# need help with body kit



## JonsSentra (May 16, 2002)

I have been looking around for a body kit for my 98 sentra se. At first i was going to get a full extreme kit, but then i found a website that sold the combat kit. I would like the get the combat front end and the extreme rear bumper, but im still not sure what side skirts to get. I like the extremem side skirts but i dont think they would look right with the combat front, and i haven't been able to find a pic of the combat sides. Does anybody know where i can find a pic of them, or does anybody have any suggestions on side skirts that would go good with that?


----------



## xt_out (Jun 23, 2003)

are you sure you've seen all the possibilities yet?
i don't mean to shoot down your ideas but i've liked some ugly ass kits when i first saw em and im glad i was too broke to buy em now. check out this bad boy...

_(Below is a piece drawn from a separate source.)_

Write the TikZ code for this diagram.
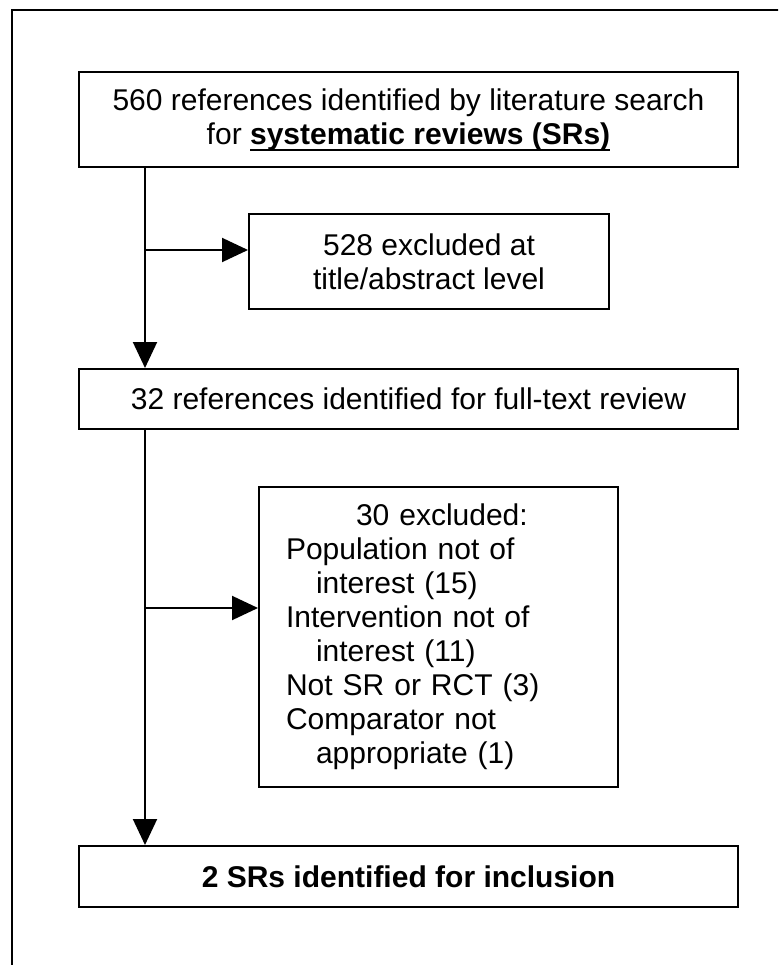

now isn't that much cleaner looking? you gotta make sure when you're mis-matching sideskirts with different kit's front bumpers to different rear bumpers that the lines flow and it all looks gravy together. 
now....
as for the combat kit, im pretty sure its just a bumper. no skirts or rear bumper, and unfortunately for the 4 dr; alot of the bodykits for the 200sx/sentra, the skirts wont work with. the extreme and a few others are what we're limited to but there is hope so get what really looks good in your opinion!
on a side-note: check it out brotha, your car was blessed with an sr20...take advantage and make it a sleaper. your stock bumpers are pretty good looking compared to some of the others (like my 95's)
hope this helps you!

edit: :thumbup: okay, i see your car isn't much of a sleeper


----------